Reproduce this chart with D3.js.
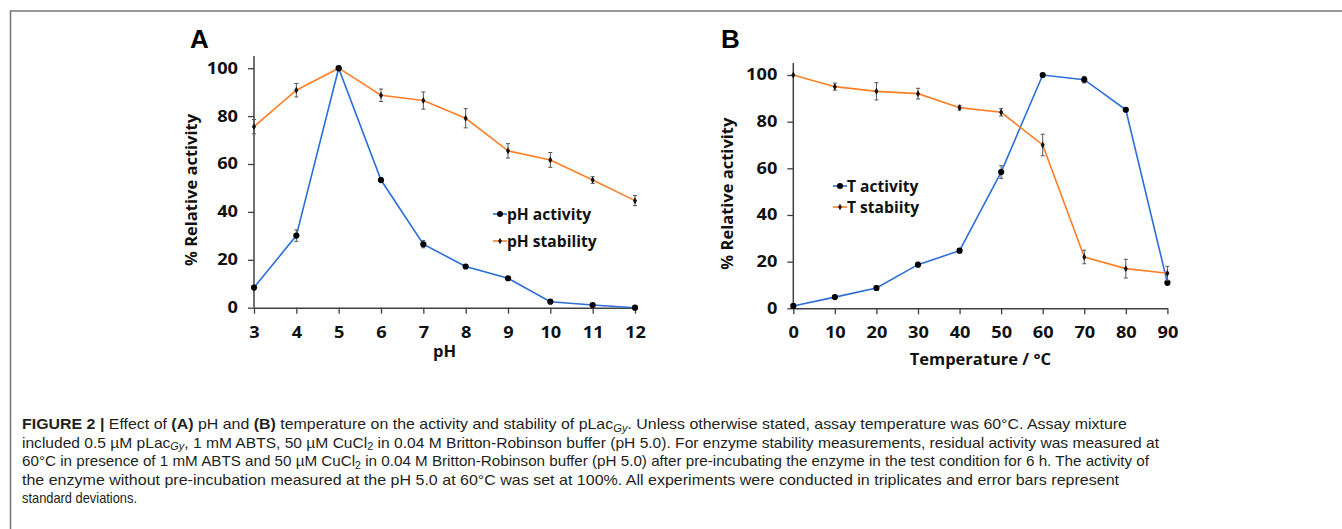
<!DOCTYPE html>
<html><head><meta charset="utf-8">
<script src="https://cdn.jsdelivr.net/npm/d3@7"></script>
<style>
html,body{margin:0;padding:0;background:#fff;}
svg{display:block;}
</style></head>
<body>
<svg id="c" width="1342" height="529"></svg>
<script>
// ---- Data ----
const phValues = [3,4,5,6,7,8,9,10,11,12];
const phActivity = [8.4,30.1,100,53.3,26.5,17.2,12.3,2.5,1.1,0];
const phActivityErr = [0.8,2.4,0.5,1.0,1.5,0.8,0.7,0.5,0.4,0.3];
const phStability = [75.6,90.8,100,88.7,86.5,79.1,65.5,61.7,53.3,44.7];
const phStabilityErr = [3.0,2.8,0.5,2.6,3.6,4.0,3.0,3.1,1.4,2.1];
const tempValues = [0,10,20,30,40,50,60,70,80,90];
const tActivity = [1,4.8,8.7,18.7,24.7,58.4,100,98,85.1,10.9];
const tActivityErr = [0.4,0.6,1.0,0.8,0.8,2.7,0.6,1.4,0.7,0.5];
const tStability = [100,95,93,92,86,84,70,22,17,15];
const tStabilityErr = [0.4,1.5,3.7,2.3,1.0,1.6,4.6,2.9,4.0,3.0];
const yTicks = [0,20,40,60,80,100];
const legendA = ["pH activity","pH stability"];
const legendB = ["T activity","T stabiity"];

const BLUE = "#2b6fd8", ORANGE = "#ff7f27";
const svg = d3.select("#c");

// frame
svg.append("path").attr("d","M10.5,529 L10.5,11 L1342,11").attr("fill","none").attr("stroke","#7a7a7a").attr("stroke-width",1.6);

const FONT = "'Open Sans', sans-serif";

function panel(cfg){
  const g = svg.append("g");
  const x = d3.scaleLinear().domain(cfg.xDomain).range(cfg.xRange);
  const y = d3.scaleLinear().domain([0,100]).range([cfg.y0, cfg.y100]);
  const yAxis = d3.axisLeft(y).tickValues(yTicks).tickSize(6).tickSizeOuter(0).tickPadding(10);
  const gy = g.append("g").attr("transform",`translate(${cfg.xRange[0]},0)`).call(yAxis);
  gy.select(".domain").attr("d",`M0,${cfg.axisTop}V${cfg.y0}`);
  const xAxis = d3.axisBottom(x).tickValues(cfg.xTicks).tickSize(6).tickSizeOuter(0).tickPadding(13);
  const gx = g.append("g").attr("transform",`translate(0,${cfg.y0})`).call(xAxis);
  [gy,gx].forEach(a=>{
    a.select(".domain").attr("stroke","#404040").attr("stroke-width",1.5);
    a.selectAll(".tick line").attr("stroke","#404040").attr("stroke-width",1.3);
    a.selectAll(".tick text").attr("font-family",FONT).attr("font-weight","bold").attr("font-size",15.5).attr("fill","#111")
      .each(function(){ const n=this.textContent.length; d3.select(this).attr("textLength",n*10.4).attr("lengthAdjust","spacingAndGlyphs"); });
  });
  g.append("text").attr("x",cfg.letterX).attr("y",48).text(cfg.letter)
    .attr("font-family","'Liberation Sans', Arial, sans-serif").attr("font-weight","bold").attr("font-size",26).attr("fill","#000");
  g.append("text").attr("transform",`translate(${cfg.yTitleX},${(cfg.y0+cfg.y100)/2+2}) rotate(-90)`)
    .attr("text-anchor","middle").text("% Relative activity")
    .attr("font-family",FONT).attr("font-weight","bold").attr("font-size",16.5).attr("fill","#111");
  g.append("text").attr("x",(cfg.xRange[0]+cfg.xRange[1])/2).attr("y",cfg.xTitleY).attr("text-anchor","middle").text(cfg.xTitle)
    .attr("font-family",FONT).attr("font-weight","bold").attr("font-size",16.5).attr("fill","#111");

  const series = [
    {vals: cfg.act, err: cfg.actErr, color: BLUE, big:true},
    {vals: cfg.stab, err: cfg.stabErr, color: ORANGE, big:false}
  ];
  const line = d3.line().x((d,i)=>x(cfg.xs[i])).y(d=>y(d));
  series.forEach(s=>{
    g.append("path").datum(s.vals).attr("d",line).attr("fill","none").attr("stroke",s.color).attr("stroke-width",1.6);
  });
  series.forEach(s=>{
    const eg = g.append("g");
    s.vals.forEach((v,i)=>{
      const cx = x(cfg.xs[i]), e = s.err[i];
      if(e>0.6){
        const y1=y(v+e), y2=y(v-e);
        eg.append("line").attr("x1",cx).attr("x2",cx).attr("y1",y1).attr("y2",y2).attr("stroke","#555").attr("stroke-width",1);
        eg.append("line").attr("x1",cx-2).attr("x2",cx+2).attr("y1",y1).attr("y2",y1).attr("stroke","#555").attr("stroke-width",1);
        eg.append("line").attr("x1",cx-2).attr("x2",cx+2).attr("y1",y2).attr("y2",y2).attr("stroke","#555").attr("stroke-width",1);
      }
      if(s.big){
        eg.append("circle").attr("cx",cx).attr("cy",y(v)).attr("r",3.1).attr("fill","#000");
      } else {
        eg.append("path").attr("d",d3.symbol(d3.symbolDiamond,14)()).attr("transform",`translate(${cx},${y(v)})`).attr("fill","#111");
      }
    });
  });
  const names = cfg.legend;
  [BLUE,ORANGE].forEach((c,i)=>{
    const ly = cfg.legY[i];
    g.append("line").attr("x1",cfg.legX).attr("x2",cfg.legX+14).attr("y1",ly).attr("y2",ly).attr("stroke",c).attr("stroke-width",1.6);
    if(i===0) g.append("circle").attr("cx",cfg.legX+7).attr("cy",ly).attr("r",3).attr("fill","#000");
    else g.append("path").attr("d",d3.symbol(d3.symbolDiamond,12)()).attr("transform",`translate(${cfg.legX+7},${ly})`).attr("fill","#111");
    g.append("text").attr("x",cfg.legX+14).attr("y",ly+6).text(names[i])
      .attr("font-family",FONT).attr("font-weight","bold").attr("font-size",15.6).attr("fill","#111");
  });
}

panel({
  xDomain:[3,12], xRange:[254,635], y0:307.7, y100:68.2, axisTop:56,
  xTicks: phValues, xs: phValues, act: phActivity, actErr: phActivityErr,
  stab: phStability, stabErr: phStabilityErr,
  letter:"A", letterX:190, yTitleX:197, xTitle:"pH", xTitleY:357,
  legend: legendA, legX:493, legY:[214,241]
});
panel({
  xDomain:[0,90], xRange:[793.3,1167.4], y0:308.3, y100:75, axisTop:63,
  xTicks: tempValues, xs: tempValues, act: tActivity, actErr: tActivityErr,
  stab: tStability, stabErr: tStabilityErr,
  letter:"B", letterX:721, yTitleX:733, xTitle:"Temperature / °C", xTitleY:365,
  legend: legendB, legX:833, legY:[186,207]
});

// caption
const CAP = "'Liberation Sans Narrow', 'Liberation Sans', Arial, sans-serif";
const capLines = [
  {y:429, w:1105, parts:[["FIGURE 2 |","b"],[" Effect of ",""],["(A)","b"],[" pH and ",""],["(B)","b"],[" temperature on the activity and stability of pLac",""],["Gy","sub"],[". Unless otherwise stated, assay temperature was 60°C. Assay mixture",""]]},
  {y:447.5, w:1137, parts:[["included 0.5 µM pLac",""],["Gy","sub"],[", 1 mM ABTS, 50 µM CuCl",""],["2","sub2"],[" in 0.04 M Britton-Robinson buffer (pH 5.0). For enzyme stability measurements, residual activity was measured at",""]]},
  {y:466, w:1127, parts:[["60°C in presence of 1 mM ABTS and 50 µM CuCl",""],["2","sub2"],[" in 0.04 M Britton-Robinson buffer (pH 5.0) after pre-incubating the enzyme in the test condition for 6 h. The activity of",""]]},
  {y:484.5, w:1097, parts:[["the enzyme without pre-incubation measured at the pH 5.0 at 60°C was set at 100%. All experiments were conducted in triplicates and error bars represent",""]]},
  {y:503, w:115, parts:[["standard deviations.",""]]}
];
capLines.forEach(L=>{
  const t = svg.append("text").attr("x",22).attr("y",L.y).attr("font-family",CAP).attr("font-size",15).attr("fill","#231f20")
    .attr("textLength",L.w).attr("lengthAdjust","spacingAndGlyphs");
  let prevSub = false;
  L.parts.forEach(([s,k])=>{
    const ts = t.append("tspan").text(s);
    if(k==="b") ts.attr("font-weight","bold");
    const isSub = (k==="sub"||k==="sub2");
    if(isSub){ ts.attr("font-size",10.5).attr("dy",2.5); if(k==="sub") ts.attr("font-style","italic"); }
    else if(prevSub){ ts.attr("dy",-2.5); }
    prevSub = isSub;
  });
});
</script>
</body></html>
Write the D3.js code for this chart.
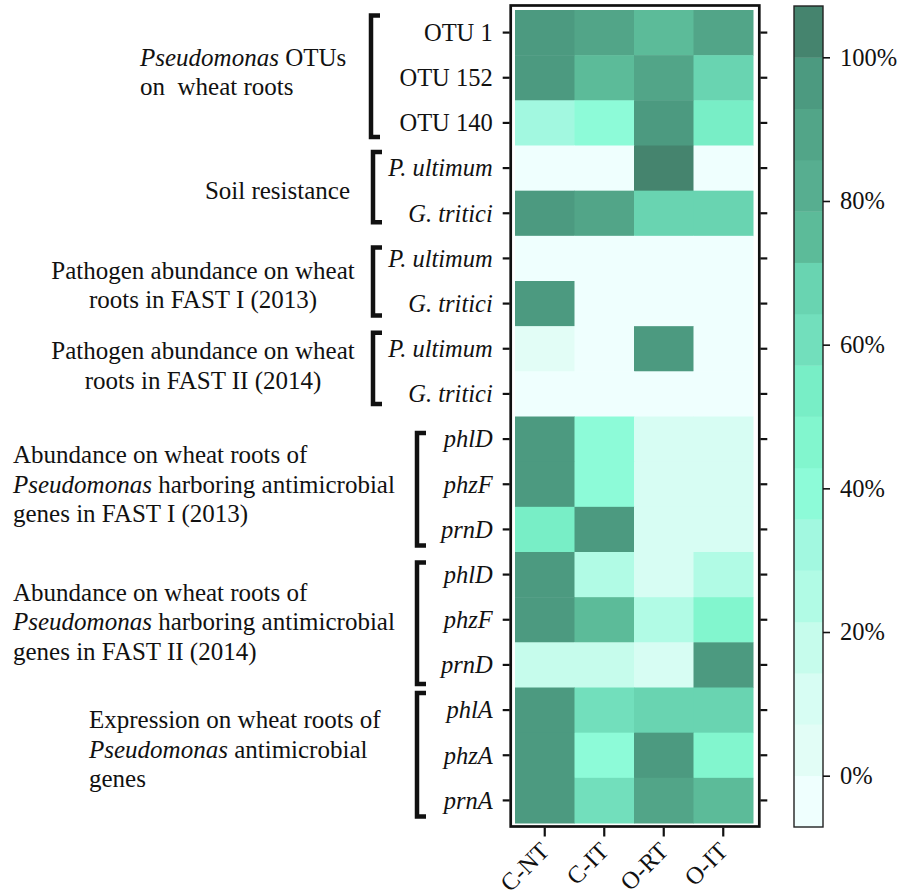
<!DOCTYPE html>
<html>
<head>
<meta charset="utf-8">
<script src="https://cdn.jsdelivr.net/npm/d3@7"></script>
<style>
  html, body { margin: 0; padding: 0; background: #ffffff; }
  svg { display: block; font-family: "Liberation Serif", "Times New Roman", serif; }
</style>
</head>
<body>
<script>
// Treatments (columns of the heatmap)
const columns = ["C-NT", "C-IT", "O-RT", "O-IT"];

// Row labels, top to bottom, and whether each is set in italics
const rowLabels = [
  "OTU 1", "OTU 152", "OTU 140",
  "P. ultimum", "G. tritici",
  "P. ultimum", "G. tritici",
  "P. ultimum", "G. tritici",
  "phlD", "phzF", "prnD",
  "phlD", "phzF", "prnD",
  "phlA", "phzA", "prnA"
];
const rowItalic = [
  false, false, false,
  true, true, true, true, true, true,
  true, true, true, true, true, true,
  true, true, true
];

// Relative values (%) per treatment, one entry per row
const valuesCNT = [97, 97, 32, -3, 97, -3, 97, 3, -3, 97, 97, 53, 97, 97, 18, 97, 97, 97];
const valuesCIT = [89, 75, 40, -3, 89, -3, -3, -3, -3, 40, 40, 97, 25, 74, 18, 60, 40, 60];
const valuesORT = [75, 89, 97, 103, 68, -3, -3, 97, -3, 10, 10, 10, 10, 25, 12, 68, 97, 89];
const valuesOIT = [89, 68, 53, -3, 68, -3, -3, -3, -3, 10, 10, 10, 25, 46, 97, 68, 46, 74];
const seriesValues = [valuesCNT, valuesCIT, valuesORT, valuesOIT];

// Colour bar ticks
const colorTicks = [0, 20, 40, 60, 80, 100];

// Row groups (first row, last row) and their descriptive labels
const groupRows = [[0, 2], [3, 4], [5, 6], [7, 8], [9, 11], [12, 14], [15, 17]];
const groupLabels = [
  [[["Pseudomonas", true], [" OTUs", false]], [["on  wheat roots", false]]],
  [[["Soil resistance", false]]],
  [[["Pathogen abundance on wheat", false]], [["roots in FAST I (2013)", false]]],
  [[["Pathogen abundance on wheat", false]], [["roots in FAST II (2014)", false]]],
  [[["Abundance on wheat roots of", false]],
   [["Pseudomonas", true], [" harboring antimicrobial", false]],
   [["genes in FAST I (2013)", false]]],
  [[["Abundance on wheat roots of", false]],
   [["Pseudomonas", true], [" harboring antimicrobial", false]],
   [["genes in FAST II (2014)", false]]],
  [[["Expression on wheat roots of", false]],
   [["Pseudomonas", true], [" antimicrobial", false]],
   [["genes", false]]]
];

// Stepped palette, low to high, 16 bins of 100/14 % each
const binColors = [
  "#effffe", "#e2fdf6", "#d7fdf3", "#c6fcec", "#b1fbe5", "#a2f8e0", "#8dfbd8", "#82f6ce",
  "#78eec6", "#72dfbc", "#69d4b1", "#5cbb99", "#57ae90", "#52a588", "#4c9a80", "#45846e"
];

const W = 897, H = 896;
const ink = "#111111";
const fontSize = 24.5;

const svg = d3.select("body").append("svg")
  .attr("width", W).attr("height", H)
  .attr("viewBox", `0 0 ${W} ${H}`);

const step = 100 / 14;
const color = d3.scaleQuantize()
  .domain([-step, 100 + step])
  .range(binColors);

const x = d3.scaleBand().domain(columns).range([515, 753]);
const y = d3.scaleBand().domain(d3.range(rowLabels.length)).range([10, 823]);

// Heatmap cells
const cells = [];
rowLabels.forEach((r, i) => {
  columns.forEach((c, j) => cells.push({ row: i, col: c, value: seriesValues[j][i] }));
});

svg.append("g").selectAll("rect")
  .data(cells)
  .join("rect")
  .attr("x", d => x(d.col))
  .attr("y", d => y(d.row))
  .attr("width", x.bandwidth() + 0.5)
  .attr("height", y.bandwidth() + 0.5)
  .attr("fill", d => color(d.value));

// Frame around the heatmap
const frame = { x0: 510.7, x1: 759.3, y0: 5.5, y1: 826.5 };
svg.append("rect")
  .attr("x", frame.x0).attr("y", frame.y0)
  .attr("width", frame.x1 - frame.x0).attr("height", frame.y1 - frame.y0)
  .attr("fill", "none").attr("stroke", ink).attr("stroke-width", 2.7);

// Left axis with row labels
const leftAxis = svg.append("g")
  .attr("transform", `translate(${frame.x0 - 1},0)`)
  .call(d3.axisLeft(y).tickSize(7).tickPadding(10).tickFormat(i => rowLabels[i]));
leftAxis.select(".domain").remove();
leftAxis.selectAll(".tick line").attr("stroke", ink).attr("stroke-width", 2.2);
leftAxis.selectAll(".tick text")
  .attr("fill", ink)
  .style("font-family", "'Liberation Serif', serif")
  .style("font-size", fontSize + "px")
  .style("font-style", i => rowItalic[i] ? "italic" : "normal")
  .attr("dy", "0.34em");

// Right axis: ticks only
const rightAxis = svg.append("g")
  .attr("transform", `translate(${frame.x1 + 1},0)`)
  .call(d3.axisRight(y).tickSize(7).tickFormat(""));
rightAxis.select(".domain").remove();
rightAxis.selectAll(".tick line").attr("stroke", ink).attr("stroke-width", 2.2);

// Bottom axis with rotated treatment labels
const bottomAxis = svg.append("g")
  .attr("transform", `translate(0,${frame.y1 + 1})`)
  .call(d3.axisBottom(x).tickSize(9).tickFormat(""));
bottomAxis.select(".domain").remove();
bottomAxis.selectAll(".tick line").attr("stroke", ink).attr("stroke-width", 2.2);
bottomAxis.selectAll(".tick").append("text")
  .attr("fill", ink)
  .attr("text-anchor", "end")
  .attr("transform", "translate(6,25) rotate(-45)")
  .style("font-family", "'Liberation Serif', serif")
  .style("font-size", fontSize + "px")
  .text(d => d);

// Group brackets and descriptive labels
const groupLayout = [
  { anchor: "start",  x: 140, dy: -6, bx: 371, top: -17, bottom: 14 },
  { anchor: "end",    x: 350, dy: 0,  bx: 373, top: -16, bottom: 9 },
  { anchor: "middle", x: 203, dy: 4,  bx: 373, top: -11, bottom: 12 },
  { anchor: "middle", x: 203, dy: -6, bx: 373, top: -16, bottom: 10 },
  { anchor: "start",  x: 13,  dy: 0,  bx: 417, top: -6,  bottom: 16 },
  { anchor: "start",  x: 13,  dy: 2,  bx: 417, top: -12, bottom: 19 },
  { anchor: "start",  x: 89,  dy: -6, bx: 417, top: -17, bottom: 16 }
];
const lineGap = 29.5;
const yc = i => y(i) + y.bandwidth() / 2;

const groups = svg.append("g");
groupRows.forEach(([r0, r1], g) => {
  const L = groupLayout[g];
  const t = yc(r0) + L.top, b = yc(r1) + L.bottom;
  groups.append("path")
    .attr("d", `M${L.bx + 9},${t}H${L.bx}V${b}H${L.bx + 9}`)
    .attr("fill", "none").attr("stroke", ink).attr("stroke-width", 4.5)
    .attr("stroke-linejoin", "miter");

  const lines = groupLabels[g];
  const mid = (yc(r0) + yc(r1)) / 2 + L.dy;
  lines.forEach((parts, k) => {
    const ty = mid + (k - (lines.length - 1) / 2) * lineGap + 8.5;
    const txt = groups.append("text")
      .attr("x", L.x).attr("y", ty)
      .attr("text-anchor", L.anchor)
      .attr("fill", ink)
      .style("font-size", "25px");
    parts.forEach(([s, it]) => {
      txt.append("tspan")
        .style("font-style", it ? "italic" : "normal")
        .attr("xml:space", "preserve")
        .text(s);
    });
  });
});

// Colour bar
const cb = { x0: 794, x1: 823, y0: 6, y1: 827 };
const cy = d3.scaleLinear().domain(color.domain()).range([cb.y1, cb.y0]);
const bins = binColors.map((c, i) => {
  const [lo, hi] = color.invertExtent(c);
  return { c, lo, hi };
});
svg.append("g").selectAll("rect")
  .data(bins)
  .join("rect")
  .attr("x", cb.x0)
  .attr("width", cb.x1 - cb.x0)
  .attr("y", d => cy(d.hi))
  .attr("height", d => cy(d.lo) - cy(d.hi) + 0.4)
  .attr("fill", d => d.c);
svg.append("rect")
  .attr("x", cb.x0).attr("y", cb.y0)
  .attr("width", cb.x1 - cb.x0).attr("height", cb.y1 - cb.y0)
  .attr("fill", "none").attr("stroke", "#222").attr("stroke-width", 1.4);

const cbAxis = svg.append("g")
  .attr("transform", `translate(${cb.x1},0)`)
  .call(d3.axisRight(cy).tickValues(colorTicks).tickSize(7).tickPadding(10).tickFormat(d => d + "%"));
cbAxis.select(".domain").remove();
cbAxis.selectAll(".tick line").attr("stroke", ink).attr("stroke-width", 1.6);
cbAxis.selectAll(".tick text")
  .attr("fill", ink)
  .style("font-family", "'Liberation Serif', serif")
  .style("font-size", fontSize + "px");
</script>
</body>
</html>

____________

*Brief:* Tell how many lines in the records above contain "this", giving the number and no other words.

*Solution to the exercise:* 3